Exercise description:
Pictures must not be retyped. Return exactly the lines from the one with "Convert this diagram to TikZ code." through the one with "width=204pt, minimum height=249pt]", both included, and no others.

Records to process:
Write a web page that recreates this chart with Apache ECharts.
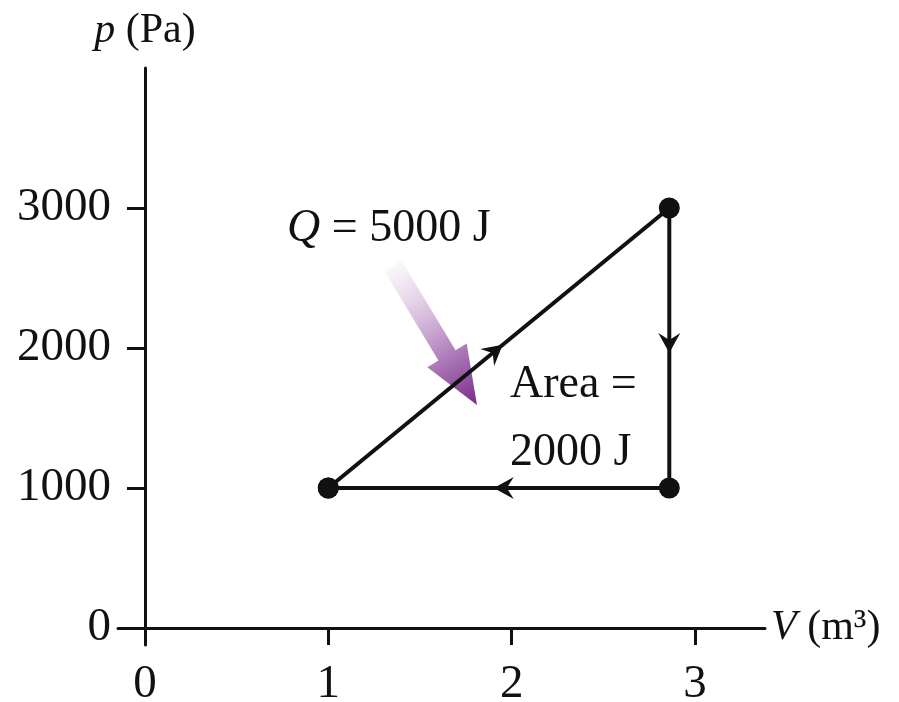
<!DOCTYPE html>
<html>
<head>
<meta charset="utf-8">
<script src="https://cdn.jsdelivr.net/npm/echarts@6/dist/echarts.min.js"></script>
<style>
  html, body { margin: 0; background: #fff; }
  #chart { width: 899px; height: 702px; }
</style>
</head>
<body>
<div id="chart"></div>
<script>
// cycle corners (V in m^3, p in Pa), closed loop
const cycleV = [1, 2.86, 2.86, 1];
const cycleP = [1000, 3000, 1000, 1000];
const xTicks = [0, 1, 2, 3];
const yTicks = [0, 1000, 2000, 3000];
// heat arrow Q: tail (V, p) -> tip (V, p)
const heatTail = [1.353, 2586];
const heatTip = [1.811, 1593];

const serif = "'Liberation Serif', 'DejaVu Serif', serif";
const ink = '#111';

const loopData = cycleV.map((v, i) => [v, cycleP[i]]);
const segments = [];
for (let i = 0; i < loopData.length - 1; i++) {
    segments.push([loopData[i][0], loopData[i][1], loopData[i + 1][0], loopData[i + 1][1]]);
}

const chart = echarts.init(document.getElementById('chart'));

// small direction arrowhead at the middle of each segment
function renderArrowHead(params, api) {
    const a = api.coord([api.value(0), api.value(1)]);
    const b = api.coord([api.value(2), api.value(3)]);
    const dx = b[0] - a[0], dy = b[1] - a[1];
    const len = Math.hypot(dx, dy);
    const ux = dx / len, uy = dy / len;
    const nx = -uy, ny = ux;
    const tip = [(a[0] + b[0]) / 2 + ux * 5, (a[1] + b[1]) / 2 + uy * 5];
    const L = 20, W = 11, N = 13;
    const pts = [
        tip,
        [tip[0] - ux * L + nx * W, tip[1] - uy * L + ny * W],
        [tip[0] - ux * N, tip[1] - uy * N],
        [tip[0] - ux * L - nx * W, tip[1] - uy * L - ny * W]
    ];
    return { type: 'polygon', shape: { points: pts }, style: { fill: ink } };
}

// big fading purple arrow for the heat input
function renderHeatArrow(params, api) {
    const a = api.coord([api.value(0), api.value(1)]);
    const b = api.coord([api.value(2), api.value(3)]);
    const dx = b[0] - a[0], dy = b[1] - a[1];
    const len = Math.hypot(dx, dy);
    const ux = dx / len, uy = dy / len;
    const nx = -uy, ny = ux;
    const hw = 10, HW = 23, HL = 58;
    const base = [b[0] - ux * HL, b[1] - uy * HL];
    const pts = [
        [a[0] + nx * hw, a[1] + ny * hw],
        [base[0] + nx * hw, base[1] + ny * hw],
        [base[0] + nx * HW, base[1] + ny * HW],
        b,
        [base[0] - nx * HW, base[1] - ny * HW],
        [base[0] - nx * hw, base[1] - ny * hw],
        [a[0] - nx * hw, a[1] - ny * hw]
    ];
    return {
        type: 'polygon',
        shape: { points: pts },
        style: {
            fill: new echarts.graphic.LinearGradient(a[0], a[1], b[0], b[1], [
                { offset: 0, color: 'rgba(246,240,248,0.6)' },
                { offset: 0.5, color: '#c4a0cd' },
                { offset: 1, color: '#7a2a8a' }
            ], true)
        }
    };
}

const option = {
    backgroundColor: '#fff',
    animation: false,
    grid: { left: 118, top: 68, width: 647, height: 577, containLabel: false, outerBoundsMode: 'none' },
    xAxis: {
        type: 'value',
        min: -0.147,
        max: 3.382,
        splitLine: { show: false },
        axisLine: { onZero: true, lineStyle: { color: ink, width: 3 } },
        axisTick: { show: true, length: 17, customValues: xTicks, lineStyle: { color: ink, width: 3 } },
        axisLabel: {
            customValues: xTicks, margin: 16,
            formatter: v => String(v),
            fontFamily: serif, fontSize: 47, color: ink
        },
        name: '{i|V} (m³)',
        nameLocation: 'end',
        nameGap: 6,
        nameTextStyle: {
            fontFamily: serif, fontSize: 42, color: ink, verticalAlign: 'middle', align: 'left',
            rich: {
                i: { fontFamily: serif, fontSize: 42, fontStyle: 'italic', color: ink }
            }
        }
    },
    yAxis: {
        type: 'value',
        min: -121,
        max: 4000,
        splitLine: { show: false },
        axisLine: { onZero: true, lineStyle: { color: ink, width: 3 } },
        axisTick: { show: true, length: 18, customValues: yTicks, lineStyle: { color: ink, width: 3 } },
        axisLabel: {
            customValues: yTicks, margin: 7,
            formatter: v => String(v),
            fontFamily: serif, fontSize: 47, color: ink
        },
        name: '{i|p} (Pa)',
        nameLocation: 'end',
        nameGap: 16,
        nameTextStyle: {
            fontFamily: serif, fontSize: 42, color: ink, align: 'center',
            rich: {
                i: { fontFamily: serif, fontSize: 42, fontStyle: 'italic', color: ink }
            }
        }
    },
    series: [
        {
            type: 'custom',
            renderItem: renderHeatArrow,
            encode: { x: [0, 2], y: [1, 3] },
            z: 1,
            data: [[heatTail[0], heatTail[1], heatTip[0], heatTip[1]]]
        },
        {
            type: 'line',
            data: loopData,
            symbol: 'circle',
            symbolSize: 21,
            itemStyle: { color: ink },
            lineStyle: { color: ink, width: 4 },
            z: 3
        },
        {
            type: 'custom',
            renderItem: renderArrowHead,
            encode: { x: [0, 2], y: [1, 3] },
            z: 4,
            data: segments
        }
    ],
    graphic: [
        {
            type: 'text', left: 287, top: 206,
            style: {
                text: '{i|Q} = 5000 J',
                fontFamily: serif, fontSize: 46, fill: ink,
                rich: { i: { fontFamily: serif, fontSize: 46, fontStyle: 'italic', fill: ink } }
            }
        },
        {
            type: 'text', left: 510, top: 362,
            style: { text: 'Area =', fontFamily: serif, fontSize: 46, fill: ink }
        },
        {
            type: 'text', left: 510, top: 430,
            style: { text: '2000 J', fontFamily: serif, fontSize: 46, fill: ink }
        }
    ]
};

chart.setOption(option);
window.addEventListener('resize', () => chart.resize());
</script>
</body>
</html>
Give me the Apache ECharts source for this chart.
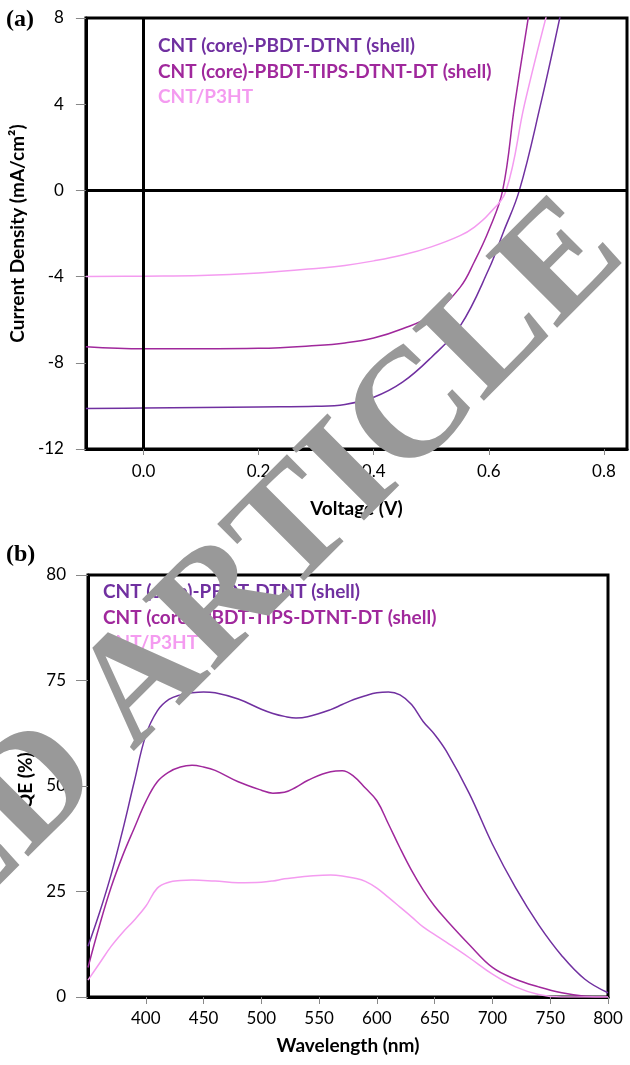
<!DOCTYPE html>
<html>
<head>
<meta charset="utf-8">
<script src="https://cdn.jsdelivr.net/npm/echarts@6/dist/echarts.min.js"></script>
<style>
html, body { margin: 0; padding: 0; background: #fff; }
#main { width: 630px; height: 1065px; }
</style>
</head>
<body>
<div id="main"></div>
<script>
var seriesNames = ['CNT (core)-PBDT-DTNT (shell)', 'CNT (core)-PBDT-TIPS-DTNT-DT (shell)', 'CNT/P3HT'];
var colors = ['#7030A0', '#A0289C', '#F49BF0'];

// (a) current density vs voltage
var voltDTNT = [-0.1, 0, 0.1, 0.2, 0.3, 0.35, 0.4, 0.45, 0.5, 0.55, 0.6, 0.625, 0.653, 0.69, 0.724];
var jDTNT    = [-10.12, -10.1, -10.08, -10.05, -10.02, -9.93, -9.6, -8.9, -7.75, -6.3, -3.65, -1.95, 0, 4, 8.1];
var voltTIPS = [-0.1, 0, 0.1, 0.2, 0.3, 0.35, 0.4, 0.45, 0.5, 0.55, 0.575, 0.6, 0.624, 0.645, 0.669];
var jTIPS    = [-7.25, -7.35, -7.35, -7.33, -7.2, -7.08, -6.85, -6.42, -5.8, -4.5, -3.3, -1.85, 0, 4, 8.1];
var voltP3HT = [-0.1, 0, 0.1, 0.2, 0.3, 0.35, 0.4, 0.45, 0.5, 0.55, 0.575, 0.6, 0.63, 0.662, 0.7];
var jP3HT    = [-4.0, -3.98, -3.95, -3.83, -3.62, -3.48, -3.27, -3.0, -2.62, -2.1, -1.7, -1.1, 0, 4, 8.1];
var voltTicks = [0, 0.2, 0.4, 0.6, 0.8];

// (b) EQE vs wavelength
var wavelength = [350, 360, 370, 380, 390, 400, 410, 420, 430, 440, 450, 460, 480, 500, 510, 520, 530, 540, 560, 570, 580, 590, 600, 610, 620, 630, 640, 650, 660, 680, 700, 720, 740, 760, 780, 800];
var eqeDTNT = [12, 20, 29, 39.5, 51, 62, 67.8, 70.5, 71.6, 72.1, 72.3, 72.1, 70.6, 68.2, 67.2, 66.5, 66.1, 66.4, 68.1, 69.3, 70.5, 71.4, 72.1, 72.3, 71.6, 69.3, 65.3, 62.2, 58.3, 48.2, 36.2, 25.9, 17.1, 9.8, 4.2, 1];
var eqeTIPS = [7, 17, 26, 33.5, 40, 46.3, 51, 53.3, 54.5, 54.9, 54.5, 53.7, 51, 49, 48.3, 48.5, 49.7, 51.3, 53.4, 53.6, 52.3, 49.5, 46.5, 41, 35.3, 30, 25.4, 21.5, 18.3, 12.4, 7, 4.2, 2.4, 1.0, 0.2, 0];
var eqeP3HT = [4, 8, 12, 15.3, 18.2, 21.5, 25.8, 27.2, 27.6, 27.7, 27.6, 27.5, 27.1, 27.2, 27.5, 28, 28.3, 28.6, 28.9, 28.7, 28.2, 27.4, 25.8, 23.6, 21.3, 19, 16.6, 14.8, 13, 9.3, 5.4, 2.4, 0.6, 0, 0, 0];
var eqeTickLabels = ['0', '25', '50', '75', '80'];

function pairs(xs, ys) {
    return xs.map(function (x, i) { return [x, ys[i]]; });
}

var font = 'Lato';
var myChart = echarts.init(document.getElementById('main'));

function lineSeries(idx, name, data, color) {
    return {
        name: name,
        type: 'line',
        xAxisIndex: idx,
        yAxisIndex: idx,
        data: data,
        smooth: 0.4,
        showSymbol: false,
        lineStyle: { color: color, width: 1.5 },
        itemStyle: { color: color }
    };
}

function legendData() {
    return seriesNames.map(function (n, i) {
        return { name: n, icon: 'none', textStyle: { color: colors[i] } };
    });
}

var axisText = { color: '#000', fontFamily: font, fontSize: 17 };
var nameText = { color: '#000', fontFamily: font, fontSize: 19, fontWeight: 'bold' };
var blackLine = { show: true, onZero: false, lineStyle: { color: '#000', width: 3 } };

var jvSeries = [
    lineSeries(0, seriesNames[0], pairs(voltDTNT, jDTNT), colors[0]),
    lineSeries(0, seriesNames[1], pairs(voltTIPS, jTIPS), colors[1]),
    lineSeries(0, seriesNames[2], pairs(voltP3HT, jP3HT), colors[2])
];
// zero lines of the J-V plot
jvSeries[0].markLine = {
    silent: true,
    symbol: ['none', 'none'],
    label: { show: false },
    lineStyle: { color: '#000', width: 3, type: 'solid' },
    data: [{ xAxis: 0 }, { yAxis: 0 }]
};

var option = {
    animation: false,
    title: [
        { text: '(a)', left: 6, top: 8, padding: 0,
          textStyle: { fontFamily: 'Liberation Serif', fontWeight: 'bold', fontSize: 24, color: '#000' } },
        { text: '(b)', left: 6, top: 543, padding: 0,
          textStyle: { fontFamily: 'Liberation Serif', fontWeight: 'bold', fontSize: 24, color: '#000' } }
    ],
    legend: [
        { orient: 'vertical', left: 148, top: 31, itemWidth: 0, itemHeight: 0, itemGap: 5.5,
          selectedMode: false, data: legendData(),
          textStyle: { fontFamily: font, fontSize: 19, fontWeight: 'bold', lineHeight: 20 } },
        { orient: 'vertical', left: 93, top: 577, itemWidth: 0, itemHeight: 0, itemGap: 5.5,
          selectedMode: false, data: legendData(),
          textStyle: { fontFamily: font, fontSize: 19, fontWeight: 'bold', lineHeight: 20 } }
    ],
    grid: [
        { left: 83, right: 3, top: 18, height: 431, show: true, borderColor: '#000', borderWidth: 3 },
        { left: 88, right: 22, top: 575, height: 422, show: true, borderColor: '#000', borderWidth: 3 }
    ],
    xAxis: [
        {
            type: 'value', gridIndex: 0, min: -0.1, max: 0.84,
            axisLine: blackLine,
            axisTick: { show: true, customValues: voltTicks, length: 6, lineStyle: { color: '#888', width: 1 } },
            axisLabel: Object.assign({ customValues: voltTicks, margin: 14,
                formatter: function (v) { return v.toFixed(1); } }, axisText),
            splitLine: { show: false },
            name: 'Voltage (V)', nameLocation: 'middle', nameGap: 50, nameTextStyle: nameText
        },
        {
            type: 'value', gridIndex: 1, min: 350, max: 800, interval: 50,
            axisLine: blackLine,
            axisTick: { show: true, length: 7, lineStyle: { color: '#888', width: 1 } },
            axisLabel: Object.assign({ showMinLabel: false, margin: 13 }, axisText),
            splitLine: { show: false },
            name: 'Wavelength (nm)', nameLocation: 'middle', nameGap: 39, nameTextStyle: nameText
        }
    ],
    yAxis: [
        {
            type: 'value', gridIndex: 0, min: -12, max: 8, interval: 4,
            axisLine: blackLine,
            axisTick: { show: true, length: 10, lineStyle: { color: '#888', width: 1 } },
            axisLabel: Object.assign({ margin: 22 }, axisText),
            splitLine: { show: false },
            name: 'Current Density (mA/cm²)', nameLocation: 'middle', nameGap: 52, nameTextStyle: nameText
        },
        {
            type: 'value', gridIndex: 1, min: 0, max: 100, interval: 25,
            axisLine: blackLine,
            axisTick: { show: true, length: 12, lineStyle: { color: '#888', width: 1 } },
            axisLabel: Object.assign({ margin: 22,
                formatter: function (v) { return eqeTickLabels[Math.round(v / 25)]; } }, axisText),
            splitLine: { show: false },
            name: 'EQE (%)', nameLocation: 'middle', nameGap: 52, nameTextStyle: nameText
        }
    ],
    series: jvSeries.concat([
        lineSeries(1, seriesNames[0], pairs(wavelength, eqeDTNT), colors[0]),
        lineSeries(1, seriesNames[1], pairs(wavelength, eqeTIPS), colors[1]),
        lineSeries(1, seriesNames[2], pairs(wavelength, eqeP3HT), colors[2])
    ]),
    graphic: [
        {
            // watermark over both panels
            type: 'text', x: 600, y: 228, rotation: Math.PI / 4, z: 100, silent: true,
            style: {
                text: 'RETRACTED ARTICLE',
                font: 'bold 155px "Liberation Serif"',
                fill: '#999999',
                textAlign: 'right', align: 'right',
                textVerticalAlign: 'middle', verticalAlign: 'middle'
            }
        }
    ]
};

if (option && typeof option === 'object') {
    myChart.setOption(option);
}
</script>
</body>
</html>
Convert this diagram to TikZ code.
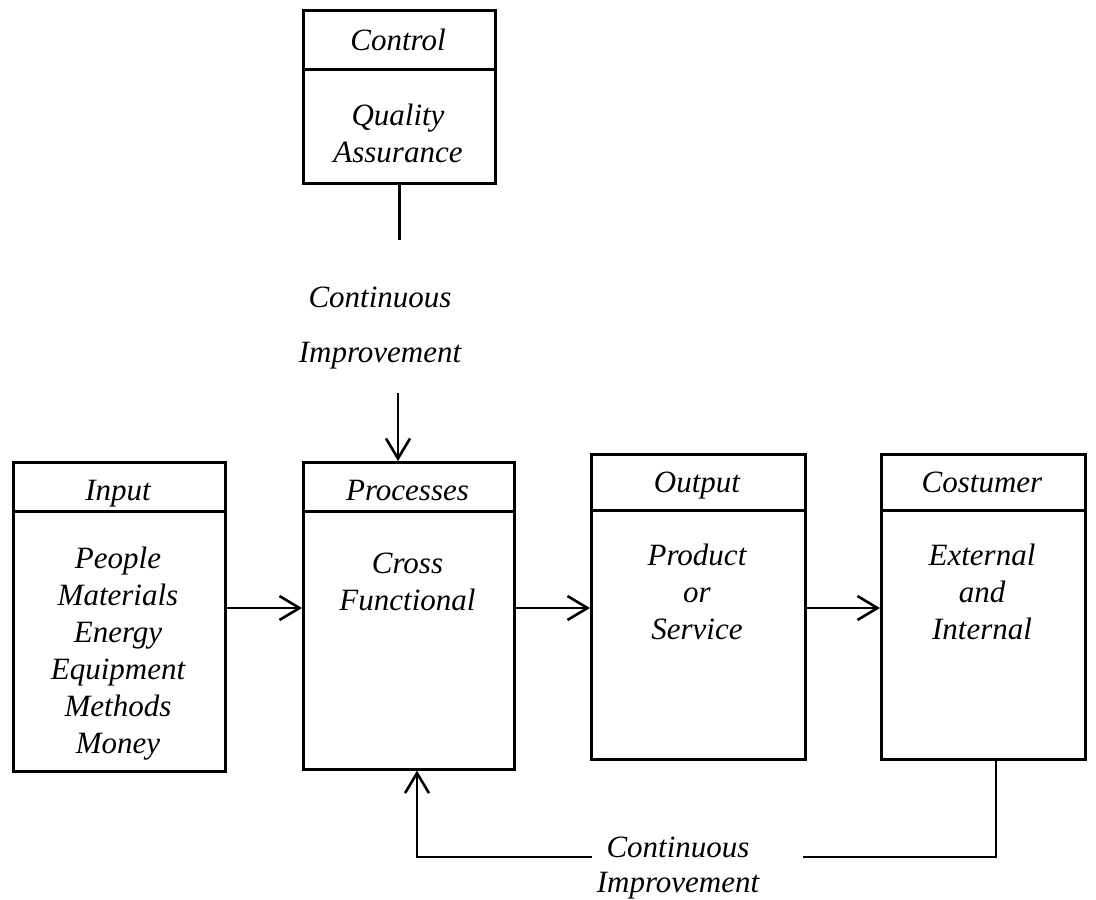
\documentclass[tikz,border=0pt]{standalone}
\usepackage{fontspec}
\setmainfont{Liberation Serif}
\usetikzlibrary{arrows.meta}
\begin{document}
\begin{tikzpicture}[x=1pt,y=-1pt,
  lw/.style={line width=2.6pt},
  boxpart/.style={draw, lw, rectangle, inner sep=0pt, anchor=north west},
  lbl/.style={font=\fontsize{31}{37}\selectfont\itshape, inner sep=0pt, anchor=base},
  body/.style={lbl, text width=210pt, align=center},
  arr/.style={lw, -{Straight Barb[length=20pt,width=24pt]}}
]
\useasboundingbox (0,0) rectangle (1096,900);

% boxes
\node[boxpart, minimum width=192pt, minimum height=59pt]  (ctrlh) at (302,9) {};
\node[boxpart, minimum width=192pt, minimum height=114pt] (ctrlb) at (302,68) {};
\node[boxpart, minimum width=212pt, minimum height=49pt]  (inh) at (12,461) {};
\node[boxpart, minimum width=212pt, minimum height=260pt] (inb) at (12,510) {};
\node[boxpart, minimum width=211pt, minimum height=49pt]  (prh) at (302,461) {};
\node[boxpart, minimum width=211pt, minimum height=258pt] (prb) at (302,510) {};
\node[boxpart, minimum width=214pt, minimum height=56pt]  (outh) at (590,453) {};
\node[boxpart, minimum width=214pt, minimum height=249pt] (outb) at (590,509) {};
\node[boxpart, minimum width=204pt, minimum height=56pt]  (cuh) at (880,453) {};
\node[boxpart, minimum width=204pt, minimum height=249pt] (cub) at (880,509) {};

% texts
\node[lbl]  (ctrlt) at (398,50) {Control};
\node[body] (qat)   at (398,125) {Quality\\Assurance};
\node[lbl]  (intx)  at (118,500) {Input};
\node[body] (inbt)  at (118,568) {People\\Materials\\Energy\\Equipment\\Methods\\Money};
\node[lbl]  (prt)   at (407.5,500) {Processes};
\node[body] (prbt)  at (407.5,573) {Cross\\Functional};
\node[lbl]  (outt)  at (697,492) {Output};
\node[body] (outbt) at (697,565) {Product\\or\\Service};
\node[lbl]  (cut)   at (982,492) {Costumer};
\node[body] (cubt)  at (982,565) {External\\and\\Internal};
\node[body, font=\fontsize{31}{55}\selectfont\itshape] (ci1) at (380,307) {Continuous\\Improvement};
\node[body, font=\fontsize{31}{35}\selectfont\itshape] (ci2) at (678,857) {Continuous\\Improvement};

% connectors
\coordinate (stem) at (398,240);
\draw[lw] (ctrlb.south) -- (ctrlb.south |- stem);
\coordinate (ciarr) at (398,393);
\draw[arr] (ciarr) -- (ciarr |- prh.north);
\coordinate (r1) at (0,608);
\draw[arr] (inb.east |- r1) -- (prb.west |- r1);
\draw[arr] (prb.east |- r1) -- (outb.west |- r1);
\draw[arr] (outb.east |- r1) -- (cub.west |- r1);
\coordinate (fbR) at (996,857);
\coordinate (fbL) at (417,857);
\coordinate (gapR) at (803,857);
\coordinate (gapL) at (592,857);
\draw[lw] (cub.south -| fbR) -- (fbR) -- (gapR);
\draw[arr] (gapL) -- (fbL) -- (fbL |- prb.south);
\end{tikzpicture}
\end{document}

Completed task:
Convert this diagram to TikZ code.
\documentclass[tikz,border=0pt]{standalone}
\usepackage{fontspec}
\setmainfont{Liberation Serif}
\usetikzlibrary{arrows.meta}
\begin{document}
\begin{tikzpicture}[x=1pt,y=-1pt,
  lw/.style={line width=2.6pt},
  boxpart/.style={draw, lw, rectangle, inner sep=0pt, anchor=north west},
  lbl/.style={font=\fontsize{31}{37}\selectfont\itshape, inner sep=0pt, anchor=base},
  body/.style={lbl, text width=210pt, align=center},
  arr/.style={lw, -{Straight Barb[length=20pt,width=24pt]}}
]
\useasboundingbox (0,0) rectangle (1096,900);

% boxes
\node[boxpart, minimum width=192pt, minimum height=59pt]  (ctrlh) at (302,9) {};
\node[boxpart, minimum width=192pt, minimum height=114pt] (ctrlb) at (302,68) {};
\node[boxpart, minimum width=212pt, minimum height=49pt]  (inh) at (12,461) {};
\node[boxpart, minimum width=212pt, minimum height=260pt] (inb) at (12,510) {};
\node[boxpart, minimum width=211pt, minimum height=49pt]  (prh) at (302,461) {};
\node[boxpart, minimum width=211pt, minimum height=258pt] (prb) at (302,510) {};
\node[boxpart, minimum width=214pt, minimum height=56pt]  (outh) at (590,453) {};
\node[boxpart, minimum width=214pt, minimum height=249pt] (outb) at (590,509) {};
\node[boxpart, minimum width=204pt, minimum height=56pt]  (cuh) at (880,453) {};
\node[boxpart, minimum width=204pt, minimum height=249pt] (cub) at (880,509) {};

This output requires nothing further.